Mit einer Energielösung, die zu 100% auf erneuerbaren Energien basiert, konnten wir die öffentliche Ausschreibung der SBB für uns entscheiden. Als Quelle für Wärme und Kälte dient Grundwasser, das in vier Brunnen auf dem Areal gefasst wird. Von dort gelangt das Wasser zu den Energiezentralen in den grösseren Gebäuden, wo sich Wärmepumpen und Kältemaschinen befinden, die es auf die erforderliche Temperatur bringen.
Ein Anergienetz verbindet sämtliche Gebäude und sorgt für einen Austausch von überschüssiger Energie zwischen den Gebäudegruppen. So lässt sich beispielsweise Wärme oder Kälte, die in einem Gebäude im Überfluss vorhanden ist, in einem anderen verwenden. Dieses System hat zudem den Vorteil, dass nicht in jedem Gebäude eine Grundwasserbohrung nötig ist. Die kleineren Gebäude sind über ein Nahwärmenetz an die Energiezentralen angeschlossen. Die Wärme- und Kälteerzeugung erfolgt zu 100% CO₂-frei, da auch der Reststrom aus erneuerbaren Quellen stammt. Dank des Einsatzes eines monovalenten Energiesystems führt dies im Endausbau zu einer CO₂-Reduktion von mehr als 2’100 Tonnen pro Jahr. ewz plant, finanziert, erstellt und betreibt zudem die Trafoanlagen sowie die Mittelspannungsleitungen zur Versorgung des Areals mit elektrischer Energie.
«Ein Teil des Stroms, den die Werkstädter*innen auf dem Areal verbrauchen, wird vor Ort mit Photovoltaik produziert», erklärt Markus Fischer, Leiter Verkauf bei ewz Energielösungen. Dafür wollen die SBB und ewz die Dachflächen optimal für die Solarstromproduktion nutzen. Sowohl das Dach des zentralen Gebäudes Q wie auch die Dächer anderer Gebäude, die sich aus statischer Sicht und von ihrer Ausrichtung her für die Solarstromgewinnung eignen, sollen mit Photovoltaikanlagen eingedeckt werden.

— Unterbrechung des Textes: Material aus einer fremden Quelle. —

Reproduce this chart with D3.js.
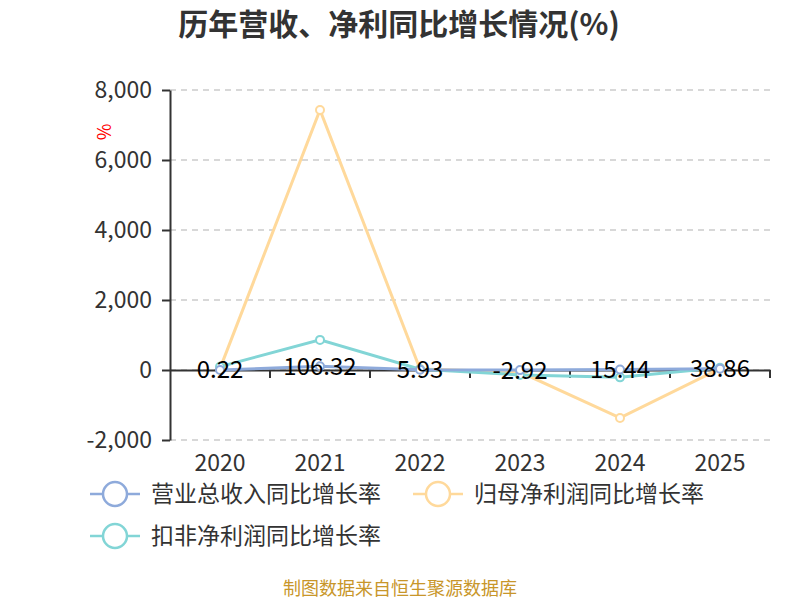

Die SBB verpflichtet ihre Mietparteien auf dem Areal zur Teilnahme an einem Zusammenschluss zum Eigenverbrauch (ZEV). «Im Endausbau wird der ZEV aus rund 300 Parteien bestehen, die den lokal produzierten Strom vor Ort nutzen. Damit lässt sich eine hohe Eigenverbrauchsquote erzielen, die wesentlich zur Wirtschaftlichkeit der Photovoltaikanlagen beiträgt», sagt Markus Fischer. Er rechnet damit, dass der Eigenverbrauch auf dem Werkstadt-Areal im Endausbau bei nahezu 100% liegen wird.
Wir übernehmen bei der Energieversorgung des Werkstadt-Areals die Rolle eines Contractors. Damit ist der Energieversorger sowohl für die Planung der Energielösung als auch für deren Realisierung und den Betrieb während der Vertragsdauer von 45 Jahren zuständig. Für die Finanzierung kommen die SBB und ewz gemeinsam auf. Zum Dienstleistungsangebot gehört überdies eine individuelle, verbrauchsabhängige Abrechnung des Solarstroms im Rahmen des ZEV. Für die Eigentümerin hat diese Form der Zusammenarbeit unter anderem den Vorteil, dass die finanziellen Risiken und die Aufwände für die Verwaltung sehr tief sind. Fällt eine Anlage aus, sorgen wir von ewz dafür, dass sie schnellstmöglich wieder in Betrieb geht. Damit das System effizient betrieben werden kann, beginnen wir schon kurz nach der Inbetriebnahme mit einer energetischen Betriebsoptimierung. In einem kontinuierlichen Prozess werden die Anlagen optimiert und den effektiven Bedürfnissen der Nutzung angepasst, bis sie möglichst wenig Energie und Kosten verschlingen und ein Maximum an Komfort für die Nutzenden bieten. Die fossilfreie Energieversorgung entspricht nicht nur der Nachhaltigkeitsstrategie der SBB, sondern zahlt sich für die Eigentümerin sowie die Mietparteien auch wirtschaftlich aus.